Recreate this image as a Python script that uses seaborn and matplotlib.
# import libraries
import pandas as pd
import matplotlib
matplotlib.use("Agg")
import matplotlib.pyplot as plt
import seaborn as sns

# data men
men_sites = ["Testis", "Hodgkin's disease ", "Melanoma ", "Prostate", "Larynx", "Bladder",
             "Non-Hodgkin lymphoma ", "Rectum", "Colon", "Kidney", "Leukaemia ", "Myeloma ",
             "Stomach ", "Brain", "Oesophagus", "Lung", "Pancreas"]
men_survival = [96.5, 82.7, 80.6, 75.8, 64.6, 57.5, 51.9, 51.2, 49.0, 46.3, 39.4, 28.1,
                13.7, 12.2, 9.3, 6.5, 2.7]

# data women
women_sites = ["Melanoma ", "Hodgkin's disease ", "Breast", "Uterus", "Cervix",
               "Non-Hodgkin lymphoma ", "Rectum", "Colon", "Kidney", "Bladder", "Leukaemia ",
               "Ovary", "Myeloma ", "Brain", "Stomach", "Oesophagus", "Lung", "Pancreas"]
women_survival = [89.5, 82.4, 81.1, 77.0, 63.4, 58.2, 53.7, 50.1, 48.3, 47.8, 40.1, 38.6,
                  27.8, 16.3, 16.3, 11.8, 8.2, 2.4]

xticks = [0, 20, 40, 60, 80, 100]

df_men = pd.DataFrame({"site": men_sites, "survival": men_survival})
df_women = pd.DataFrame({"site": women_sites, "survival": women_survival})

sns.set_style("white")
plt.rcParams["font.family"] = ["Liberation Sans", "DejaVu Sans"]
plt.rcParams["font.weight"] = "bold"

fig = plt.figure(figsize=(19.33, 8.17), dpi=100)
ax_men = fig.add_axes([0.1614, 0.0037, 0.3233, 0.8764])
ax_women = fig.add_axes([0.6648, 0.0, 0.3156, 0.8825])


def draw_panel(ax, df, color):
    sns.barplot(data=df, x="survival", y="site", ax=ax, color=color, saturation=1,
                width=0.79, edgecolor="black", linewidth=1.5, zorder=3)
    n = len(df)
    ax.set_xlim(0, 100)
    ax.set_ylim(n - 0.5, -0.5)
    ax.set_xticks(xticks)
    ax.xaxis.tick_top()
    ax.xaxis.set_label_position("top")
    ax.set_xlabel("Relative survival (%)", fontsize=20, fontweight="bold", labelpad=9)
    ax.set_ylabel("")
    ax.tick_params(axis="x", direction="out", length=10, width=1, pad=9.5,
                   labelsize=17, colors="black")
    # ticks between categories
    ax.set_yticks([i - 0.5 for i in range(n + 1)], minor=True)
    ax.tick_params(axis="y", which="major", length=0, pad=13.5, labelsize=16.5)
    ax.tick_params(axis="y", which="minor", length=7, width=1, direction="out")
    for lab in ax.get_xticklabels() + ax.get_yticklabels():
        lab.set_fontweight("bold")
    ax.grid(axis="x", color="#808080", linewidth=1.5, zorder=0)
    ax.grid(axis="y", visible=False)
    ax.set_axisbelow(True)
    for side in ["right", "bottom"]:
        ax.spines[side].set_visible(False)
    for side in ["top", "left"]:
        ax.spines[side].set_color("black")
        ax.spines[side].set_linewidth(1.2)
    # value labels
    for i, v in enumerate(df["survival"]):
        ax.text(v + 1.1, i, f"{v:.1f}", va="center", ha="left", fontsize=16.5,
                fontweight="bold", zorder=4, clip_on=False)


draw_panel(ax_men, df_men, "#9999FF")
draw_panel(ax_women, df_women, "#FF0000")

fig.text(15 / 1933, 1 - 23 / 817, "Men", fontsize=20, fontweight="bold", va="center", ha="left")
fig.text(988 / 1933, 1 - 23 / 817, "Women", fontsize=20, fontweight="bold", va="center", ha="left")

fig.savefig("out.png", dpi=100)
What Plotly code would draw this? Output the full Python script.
-=-=-
**What to work on:** Emit, unaltered, the lines from the top of the listing down through the line that holds "ax_women = fig.add_axes([0.6648, 0.0, 0.3156, 0.8825])"; emit nothing else.

**Task answer:**
Recreate this image as a Python script that uses seaborn and matplotlib.
# import libraries
import pandas as pd
import matplotlib
matplotlib.use("Agg")
import matplotlib.pyplot as plt
import seaborn as sns

# data men
men_sites = ["Testis", "Hodgkin's disease ", "Melanoma ", "Prostate", "Larynx", "Bladder",
             "Non-Hodgkin lymphoma ", "Rectum", "Colon", "Kidney", "Leukaemia ", "Myeloma ",
             "Stomach ", "Brain", "Oesophagus", "Lung", "Pancreas"]
men_survival = [96.5, 82.7, 80.6, 75.8, 64.6, 57.5, 51.9, 51.2, 49.0, 46.3, 39.4, 28.1,
                13.7, 12.2, 9.3, 6.5, 2.7]

# data women
women_sites = ["Melanoma ", "Hodgkin's disease ", "Breast", "Uterus", "Cervix",
               "Non-Hodgkin lymphoma ", "Rectum", "Colon", "Kidney", "Bladder", "Leukaemia ",
               "Ovary", "Myeloma ", "Brain", "Stomach", "Oesophagus", "Lung", "Pancreas"]
women_survival = [89.5, 82.4, 81.1, 77.0, 63.4, 58.2, 53.7, 50.1, 48.3, 47.8, 40.1, 38.6,
                  27.8, 16.3, 16.3, 11.8, 8.2, 2.4]

xticks = [0, 20, 40, 60, 80, 100]

df_men = pd.DataFrame({"site": men_sites, "survival": men_survival})
df_women = pd.DataFrame({"site": women_sites, "survival": women_survival})

sns.set_style("white")
plt.rcParams["font.family"] = ["Liberation Sans", "DejaVu Sans"]
plt.rcParams["font.weight"] = "bold"

fig = plt.figure(figsize=(19.33, 8.17), dpi=100)
ax_men = fig.add_axes([0.1614, 0.0037, 0.3233, 0.8764])
ax_women = fig.add_axes([0.6648, 0.0, 0.3156, 0.8825])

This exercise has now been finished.